The Zimbabwe Vulnerability Assessment Committee national nutrition survey reports that showed a rate of 5.1% acute malnutrition in the district. It indicated that more than1587 children have moderate acute malnutrition and a projected 3.2% with severe acute malnutrition. Food insecurity due to the El Nino induced drought is one of the underlying causes of malnutrition.

World Vision Commodities Officer Fanny Nyaunga who is overseeing the distribution of Super Cereal Plus observed that since the introduction of the program, more children were included.  “When the program started on January 2017, we have 1587 children. On February, the figure increased to 2297. We expect this to rise as additional children are identified”, Nyaunga said.

The targeted feeding programme is helping children overcome effects of undernourishment including their members to visit clinics or hospitals. However, Sophia (not her real name), a member of the group brought her daughter after she noticed the condition. She brought her daughter to Pachanza clinic for check-up. The mother of four requested not to be named, for fear of being sanctioned by her church but brought her daughter to the feeding program.

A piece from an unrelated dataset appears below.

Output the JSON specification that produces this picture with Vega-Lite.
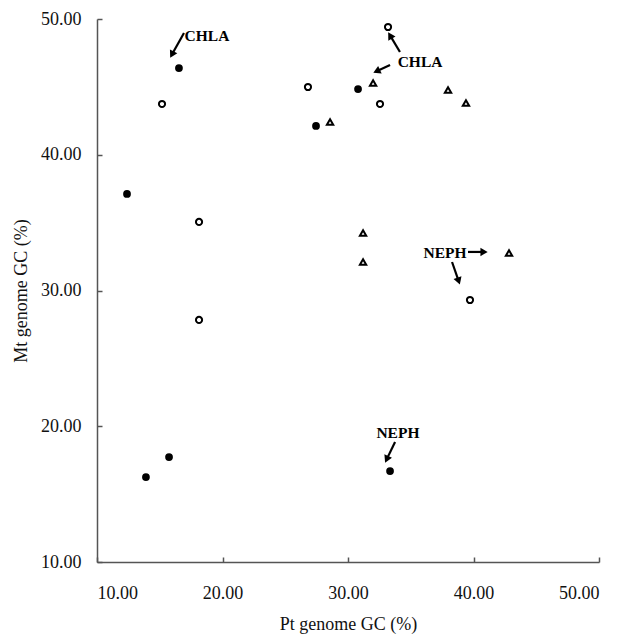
{
  "$schema": "https://vega.github.io/schema/vega-lite/v6.json",
  "width": 502,
  "height": 543,
  "autosize": {"type": "none"},
  "padding": {"left": 97, "top": 19, "right": 29, "bottom": 75},
  "background": "white",
  "config": {
    "view": {"stroke": null},
    "font": "Liberation Serif",
    "axis": {
      "labelFont": "Liberation Serif",
      "labelFontSize": 18,
      "labelColor": "#111",
      "titleFont": "Liberation Serif",
      "titleFontSize": 18,
      "titleFontWeight": "normal",
      "titleColor": "#111",
      "domainColor": "#555",
      "domainWidth": 1.5,
      "tickColor": "#555",
      "tickWidth": 1.5,
      "tickSize": -5,
      "grid": false
    },
    "axisX": {"labelPadding": 27, "titlePadding": 13},
    "axisY": {"labelPadding": 21, "titlePadding": 10}
  },
  "datasets": {
    "points": [
      {"group": "filled", "pt": 16.53, "mt": 46.39},
      {"group": "filled", "pt": 12.39, "mt": 37.11},
      {"group": "filled", "pt": 13.90, "mt": 16.26},
      {"group": "filled", "pt": 15.74, "mt": 17.73},
      {"group": "filled", "pt": 30.80, "mt": 44.84},
      {"group": "filled", "pt": 27.45, "mt": 42.12},
      {"group": "filled", "pt": 33.35, "mt": 16.70},
      {"group": "open", "pt": 15.18, "mt": 43.74},
      {"group": "open", "pt": 18.13, "mt": 35.05},
      {"group": "open", "pt": 18.13, "mt": 27.83},
      {"group": "open", "pt": 33.19, "mt": 49.41},
      {"group": "open", "pt": 26.81, "mt": 44.99},
      {"group": "open", "pt": 32.55, "mt": 43.74},
      {"group": "open", "pt": 39.72, "mt": 29.30},
      {"group": "triangle", "pt": 32.00, "mt": 45.29},
      {"group": "triangle", "pt": 37.97, "mt": 44.77},
      {"group": "triangle", "pt": 39.40, "mt": 43.81},
      {"group": "triangle", "pt": 28.57, "mt": 42.41},
      {"group": "triangle", "pt": 31.20, "mt": 34.24},
      {"group": "triangle", "pt": 31.20, "mt": 32.10},
      {"group": "triangle", "pt": 42.83, "mt": 32.76}
    ],
    "labels": [
      {"label": "CHLA", "pt": 18.76, "mt": 48.75},
      {"label": "CHLA", "pt": 35.74, "mt": 46.83},
      {"label": "NEPH", "pt": 37.73, "mt": 32.76},
      {"label": "NEPH", "pt": 33.98, "mt": 19.50}
    ],
    "arrows": [
      {"id": 1, "pt": 16.93, "mt": 48.97, "pt_end": 15.97, "mt_end": 47.38},
      {"id": 2, "pt": 33.35, "mt": 46.61, "pt_end": 32.28, "mt_end": 46.15},
      {"id": 3, "pt": 34.14, "mt": 47.57, "pt_end": 33.35, "mt_end": 48.79},
      {"id": 4, "pt": 39.56, "mt": 32.84, "pt_end": 40.84, "mt_end": 32.84},
      {"id": 5, "pt": 38.29, "mt": 32.10, "pt_end": 38.82, "mt_end": 30.69},
      {"id": 6, "pt": 33.75, "mt": 18.84, "pt_end": 33.08, "mt_end": 17.56}
    ]
  },
  "layer": [
    {
      "data": {"name": "points"},
      "transform": [{"filter": "datum.group === 'filled'"}],
      "mark": {"type": "point", "shape": "circle", "filled": true, "color": "#000", "size": 60, "opacity": 1},
      "encoding": {
        "x": {"field": "pt", "type": "quantitative", "title": "Pt genome GC (%)", "scale": {"domain": [10, 50], "nice": false, "zero": false}, "axis": {"values": [10, 20, 30, 40, 50], "format": ".2f"}},
        "y": {"field": "mt", "type": "quantitative", "title": "Mt genome GC (%)", "scale": {"domain": [10, 50], "nice": false, "zero": false}, "axis": {"values": [10, 20, 30, 40, 50], "format": ".2f"}}
      }
    },
    {
      "data": {"name": "points"},
      "transform": [{"filter": "datum.group === 'open'"}],
      "mark": {"type": "point", "shape": "circle", "filled": false, "color": "#000", "strokeWidth": 2, "size": 38, "opacity": 1},
      "encoding": {
        "x": {"field": "pt", "type": "quantitative", "title": "Pt genome GC (%)"},
        "y": {"field": "mt", "type": "quantitative", "title": "Mt genome GC (%)"}
      }
    },
    {
      "data": {"name": "points"},
      "transform": [{"filter": "datum.group === 'triangle'"}],
      "mark": {"type": "point", "shape": "triangle-up", "filled": false, "color": "#000", "strokeWidth": 2, "size": 40, "opacity": 1},
      "encoding": {
        "x": {"field": "pt", "type": "quantitative", "title": "Pt genome GC (%)"},
        "y": {"field": "mt", "type": "quantitative", "title": "Mt genome GC (%)"}
      }
    },
    {
      "data": {"name": "labels"},
      "mark": {"type": "text", "font": "Liberation Serif", "fontWeight": "bold", "fontSize": 15.5, "color": "#000", "align": "center", "baseline": "middle"},
      "encoding": {
        "x": {"field": "pt", "type": "quantitative", "title": "Pt genome GC (%)"},
        "y": {"field": "mt", "type": "quantitative", "title": "Mt genome GC (%)"},
        "text": {"field": "label"}
      }
    },
    {
      "data": {"name": "arrows"},
      "mark": {"type": "rule", "color": "#000", "strokeWidth": 2.2},
      "encoding": {
        "x": {"field": "pt", "type": "quantitative", "title": "Pt genome GC (%)"},
        "y": {"field": "mt", "type": "quantitative", "title": "Mt genome GC (%)"},
        "x2": {"field": "pt_end"},
        "y2": {"field": "mt_end"}
      }
    },
    {
      "data": {"name": "arrows"},
      "transform": [{"filter": "datum.id === 1"}],
      "mark": {"type": "point", "shape": "triangle-up", "filled": true, "color": "#000", "size": 70, "opacity": 1, "angle": 208},
      "encoding": {"x": {"field": "pt_end", "type": "quantitative", "title": "Pt genome GC (%)"}, "y": {"field": "mt_end", "type": "quantitative", "title": "Mt genome GC (%)"}}
    },
    {
      "data": {"name": "arrows"},
      "transform": [{"filter": "datum.id === 2"}],
      "mark": {"type": "point", "shape": "triangle-up", "filled": true, "color": "#000", "size": 70, "opacity": 1, "angle": 245},
      "encoding": {"x": {"field": "pt_end", "type": "quantitative", "title": "Pt genome GC (%)"}, "y": {"field": "mt_end", "type": "quantitative", "title": "Mt genome GC (%)"}}
    },
    {
      "data": {"name": "arrows"},
      "transform": [{"filter": "datum.id === 3"}],
      "mark": {"type": "point", "shape": "triangle-up", "filled": true, "color": "#000", "size": 70, "opacity": 1, "angle": 329},
      "encoding": {"x": {"field": "pt_end", "type": "quantitative", "title": "Pt genome GC (%)"}, "y": {"field": "mt_end", "type": "quantitative", "title": "Mt genome GC (%)"}}
    },
    {
      "data": {"name": "arrows"},
      "transform": [{"filter": "datum.id === 4"}],
      "mark": {"type": "point", "shape": "triangle-up", "filled": true, "color": "#000", "size": 70, "opacity": 1, "angle": 90},
      "encoding": {"x": {"field": "pt_end", "type": "quantitative", "title": "Pt genome GC (%)"}, "y": {"field": "mt_end", "type": "quantitative", "title": "Mt genome GC (%)"}}
    },
    {
      "data": {"name": "arrows"},
      "transform": [{"filter": "datum.id === 5"}],
      "mark": {"type": "point", "shape": "triangle-up", "filled": true, "color": "#000", "size": 70, "opacity": 1, "angle": 161},
      "encoding": {"x": {"field": "pt_end", "type": "quantitative", "title": "Pt genome GC (%)"}, "y": {"field": "mt_end", "type": "quantitative", "title": "Mt genome GC (%)"}}
    },
    {
      "data": {"name": "arrows"},
      "transform": [{"filter": "datum.id === 6"}],
      "mark": {"type": "point", "shape": "triangle-up", "filled": true, "color": "#000", "size": 70, "opacity": 1, "angle": 205},
      "encoding": {"x": {"field": "pt_end", "type": "quantitative", "title": "Pt genome GC (%)"}, "y": {"field": "mt_end", "type": "quantitative", "title": "Mt genome GC (%)"}}
    }
  ]
}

“After realising that my children are not growing well I decided to come and get this cereal for my daughter. The clinic staff measured her mid upper arm circumference (MUAC) and they said she must be given the cereal,” Sophia said.

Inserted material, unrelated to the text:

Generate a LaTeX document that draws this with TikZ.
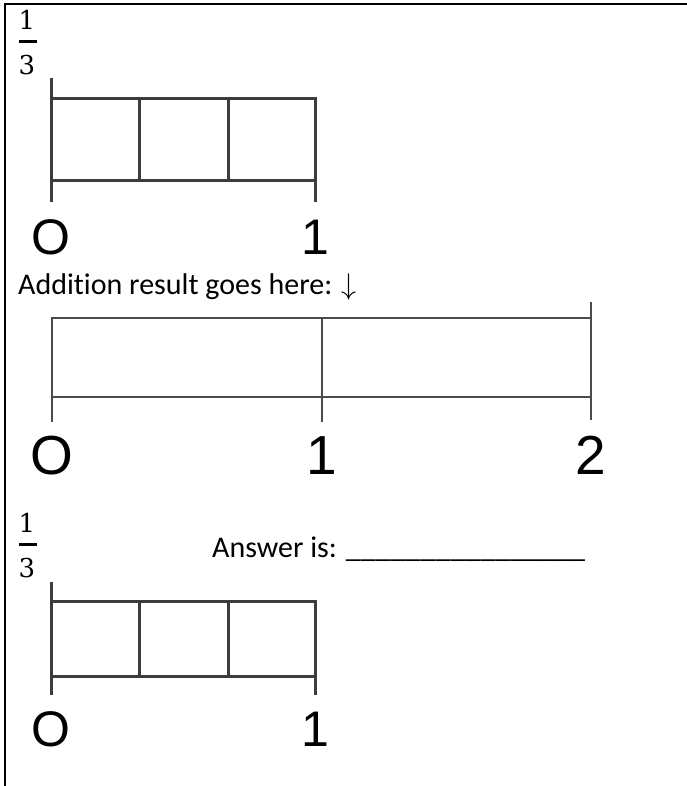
\RequirePackage{fix-cm}
\documentclass[tikz,border=0pt]{standalone}
\usepackage{fontspec}
\newfontfamily\calib[Ligatures=NoCommon]{Carlito}
\newfontfamily\arialf{Liberation Sans}
\newfontfamily\fracfont{DejaVu Serif}
\definecolor{linegray}{HTML}{3C3C3C}
\definecolor{linegraylt}{HTML}{4A4A4A}
\tikzset{
  numline/.style={draw=linegray, line width=3pt, line join=miter},
  numlinetwo/.style={draw=linegraylt, line width=2.5pt, line join=miter},
  lbl/.style={font=\arialf\fontsize{50}{50}\selectfont, inner sep=0pt, anchor=base},
  lblbig/.style={font=\arialf\fontsize{55}{55}\selectfont, inner sep=0pt, anchor=base},
  fracdigit/.style={font=\fracfont\fontsize{26}{26}\selectfont, inner sep=0pt, anchor=base},
  fracbar/.style={draw=black, line width=3pt},
  txt/.style={font=\calib\fontsize{30}{35}\selectfont, inner sep=0pt, anchor=base west},
  frame/.style={draw=black, line width=2pt}
}
\begin{document}
\begin{tikzpicture}[x=1pt,y=-1pt]
\useasboundingbox (0,0) rectangle (687,786);
% frame
\coordinate (fb) at (5,786);
\coordinate (ftl) at (5,4);
\coordinate (ftr) at (687,4);
\draw[frame] (fb) -- (ftl) -- (ftr);

% ---------- fraction 1 ----------
\node[fracdigit] (f1n) at (27,30) {1};
\coordinate (f1a) at (19,42);
\coordinate (f1b) at (37,42);
\draw[fracbar] (f1a) -- (f1b);
\node[fracdigit] (f1d) at (27,75) {3};

% ---------- number line 1 ----------
\coordinate (a0t) at (51,78);
\coordinate (a0u) at (51,99);
\coordinate (a0l) at (51,181);
\coordinate (a0b) at (51,202);
\coordinate (a1u) at (315,99);
\coordinate (a1l) at (315,181);
\coordinate (a1b) at (315,202);
\coordinate (ad1u) at (139,99);
\coordinate (ad1l) at (139,181);
\coordinate (ad2u) at (228,99);
\coordinate (ad2l) at (228,181);
\draw[numline] (a0t) -- (a0b);
\draw[numline] (a0u) -- (a1u) -- (a1b);
\draw[numline] (a0l) -- (a1l);
\draw[numline] (ad1u) -- (ad1l);
\draw[numline] (ad2u) -- (ad2l);
\node[lbl] (a0) at (51,254) {O};
\node[lbl] (a1) at (315,254) {1};

% ---------- text ----------
\node[txt] (addtxt) at (18,294) {Addition result goes here: \(\downarrow\)};

% ---------- number line 2 ----------
\coordinate (b0u) at (52,318);
\coordinate (b0l) at (52,397);
\coordinate (b0b) at (52,422);
\coordinate (b1u) at (322,318);
\coordinate (b1b) at (322,422);
\coordinate (b2t) at (591,302);
\coordinate (b2u) at (591,318);
\coordinate (b2l) at (591,397);
\coordinate (b2b) at (591,420);
\draw[numlinetwo] (b0b) -- (b0u) -- (b2u);
\draw[numlinetwo] (b0l) -- (b2l);
\draw[numlinetwo] (b1u) -- (b1b);
\draw[numlinetwo] (b2t) -- (b2b);
\node[lblbig] (b0) at (52,474) {O};
\node[lblbig] (b1) at (322,474) {1};
\node[lblbig] (b2) at (591,474) {2};

% ---------- fraction 2 ----------
\node[fracdigit] (f2n) at (27,532) {1};
\coordinate (f2a) at (19,544);
\coordinate (f2b) at (37,544);
\draw[fracbar] (f2a) -- (f2b);
\node[fracdigit] (f2d) at (27,577) {3};

\node[txt] (anstxt) at (212,557) {Answer is: \_\_\_\_\_\_\_\_\_\_\_\_\_\_\_\_};

% ---------- number line 3 ----------
\coordinate (c0t) at (51,582);
\coordinate (c0u) at (51,601);
\coordinate (c0l) at (51,676);
\coordinate (c0b) at (51,695);
\coordinate (c1u) at (315,601);
\coordinate (c1l) at (315,676);
\coordinate (c1b) at (315,695);
\coordinate (cd1u) at (139,601);
\coordinate (cd1l) at (139,676);
\coordinate (cd2u) at (228,601);
\coordinate (cd2l) at (228,676);
\draw[numline] (c0t) -- (c0b);
\draw[numline] (c0u) -- (c1u) -- (c1b);
\draw[numline] (c0l) -- (c1l);
\draw[numline] (cd1u) -- (cd1l);
\draw[numline] (cd2u) -- (cd2l);
\node[lbl] (c0) at (51,746) {O};
\node[lbl] (c1) at (315,746) {1};
\end{tikzpicture}
\end{document}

Pachanza Clinic, Ward Nutrition Coordinator, Ian Chaka said the targeted feeding program was very timely as malnutrition threatens the lives of children. The staff also do awareness campaigns teaching villagers on the effects of malnutrition to children and help eliminate it.

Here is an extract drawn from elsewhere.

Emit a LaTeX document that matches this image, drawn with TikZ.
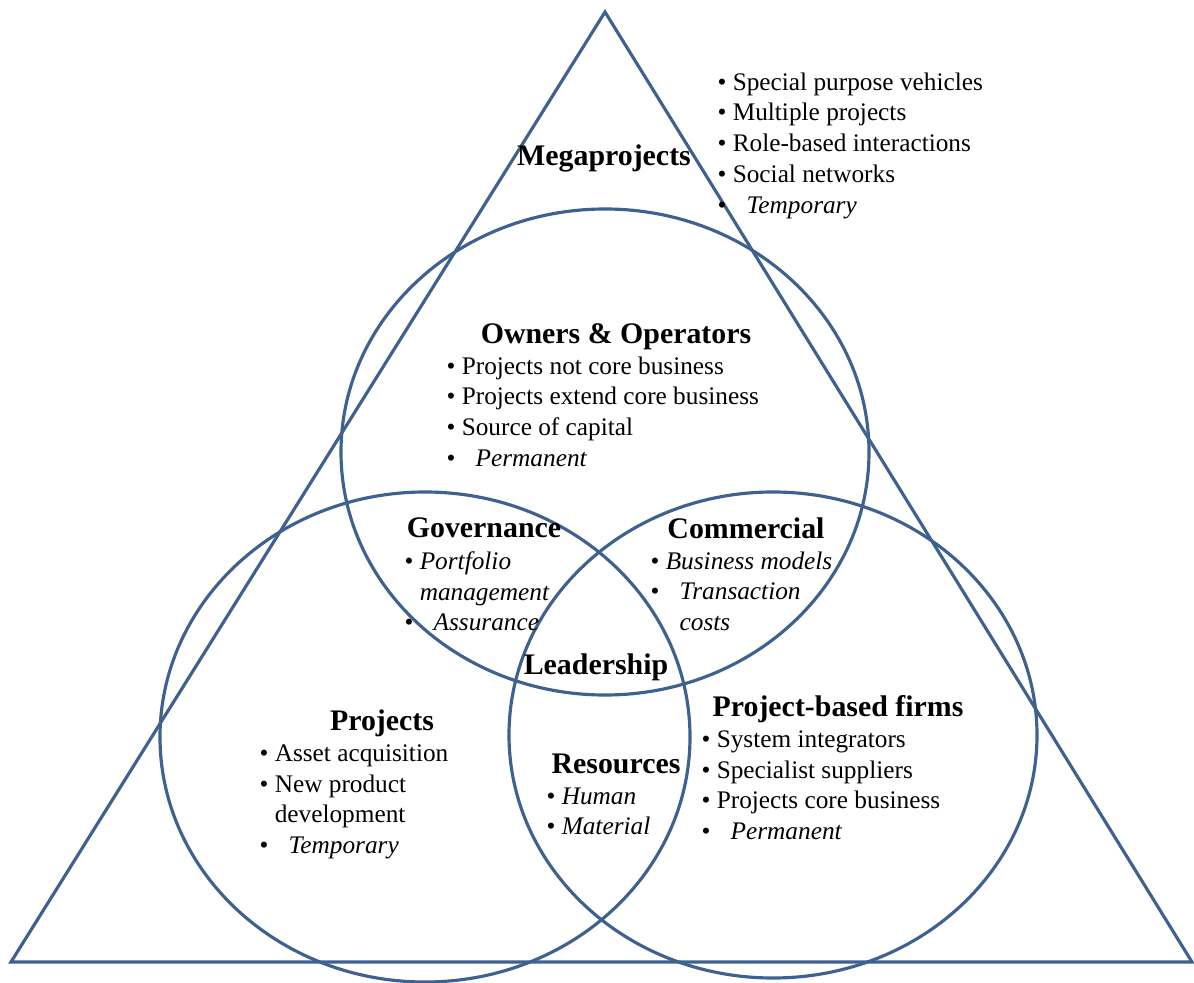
\documentclass[tikz,border=0pt]{standalone}
\usepackage{fontspec}
\setmainfont{Liberation Serif}
\definecolor{ringblue}{RGB}{62,97,143}
\newcommand{\bl}{\textbullet\ }
\newcommand{\blw}{\textbullet\hspace{0.8em}}
\newcommand{\ind}{\phantom{\textbullet\ }}
\newcommand{\indw}{\phantom{\textbullet\hspace{0.8em}}}

\begin{document}
\begin{tikzpicture}[x=0.02cm, y=-0.02cm, line width=1.8pt,
		ring/.style={draw=ringblue},
		head/.style={inner sep=0pt, font=\fontsize{17}{20}\selectfont\bfseries},
		list/.style={anchor=north west, inner sep=0pt, align=left, font=\fontsize{14.4}{17.5}\selectfont}]
		\useasboundingbox (0,0) rectangle (1194,983);

		% triangle and the three rings
		\draw [ring, line join=miter] (605,12) -- (11,962) -- (1192,962) -- cycle;
		\draw [ring] (605,452) ellipse [x radius=264, y radius=243];
		\draw [ring] (425,737) ellipse [x radius=265, y radius=245];
		\draw [ring] (773,735) ellipse [x radius=264, y radius=243];

		% headings
		\draw (604,158) node [head] (mega) {Megaprojects};
		\draw (616,337) node [head] (owners) {Owners \& Operators};
		\draw (484,528) node [head] (gov) {Governance};
		\draw (746,528) node [head] (comm) {Commercial};
		\draw (596,667) node [head] (lead) {Leadership};
		\draw (382,723) node [head] (proj) {Projects};
		\draw (616,764) node [head] (res) {Resources};
		\draw (838,709) node [head] (pbf) {Project-based firms};

		% bullet lists
		\draw (716,71) node [list] (megalist) {\bl Special purpose vehicles\\ \bl Multiple projects\\
			\bl Role-based interactions\\ \bl Social networks\\ \blw\textit{Temporary}};
		\draw (445,355) node [list] (ownerslist) {\bl Projects not core business\\ \bl Projects extend core business\\
			\bl Source of capital\\ \blw\textit{Permanent}};
		\draw (403,550) node [list] (govlist) {\bl\textit{Portfolio}\\ \ind\textit{management}\\ \blw\textit{Assurance}};
		\draw (649,550) node [list] (commlist) {\bl\textit{Business models}\\ \blw\textit{Transaction}\\
			\indw\textit{costs}};
		\draw (258,743) node [list] (projlist) {\bl Asset acquisition\\ \bl New product\\ \ind development\\
			\blw\textit{Temporary}};
		\draw (545,786) node [list] (reslist) {\bl\textit{Human}\\ \bl\textit{Material}};
		\draw (700,729) node [list] (pbflist) {\bl System integrators\\ \bl Specialist suppliers\\
			\bl Projects core business\\ \blw\textit{Permanent}};
	\end{tikzpicture}
\end{document}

“We monitor children’s growth when children come to the clinic. So far, we are seeing positive development. We have children whose health have improved so much. After we give them them super cereal plus, they come for review after two weeks and measured for improvement. Since the beginning of the program on January 2017, we have 25 out of the 75 enrolled children who have shown progress. Their MUAC (mid-upper arm circumference) have improved, most of them are above 13 centimetres as we speak now,” Chaka said. 

Chaka said they faced challenges in enrolling children from various religious sects. They have devised new strategies of conducting community health monitoring. To reach out to more children, they conduct check-ups in the villages. Some people have challenges of walking long distances to access a clinic.

At Dotito Government Rural Health Centre, lactating mothers also came in numbers to receive this super cereal plus. Paidamoyo Kambamura, a mother of two, said she has observed that her child was underweight so she went to the health centre. She said her family do not have enough nutritious food at home and are yet to recover from the effects of the drought. “Since I started giving my child this porridge made of the cereal, my child gained weight and looked healthy. She can now play like a normal child, something she rarely did before,” she added.

Shupikai Gaurufu, the village health worker for Ward 9 said the program has taught them a number of lessons. They now know how to prepare nutritious porridge similar to super cereal plus using locally available resources.

“We were happy when the feeding program came. We have seen an improvement in children’s weights. We also learned how to prepare it using locally grown crops. This is important to us. If the program ends, as village health workers, we will be able to teach mothers how to prepare nutritious food for their children,” she said.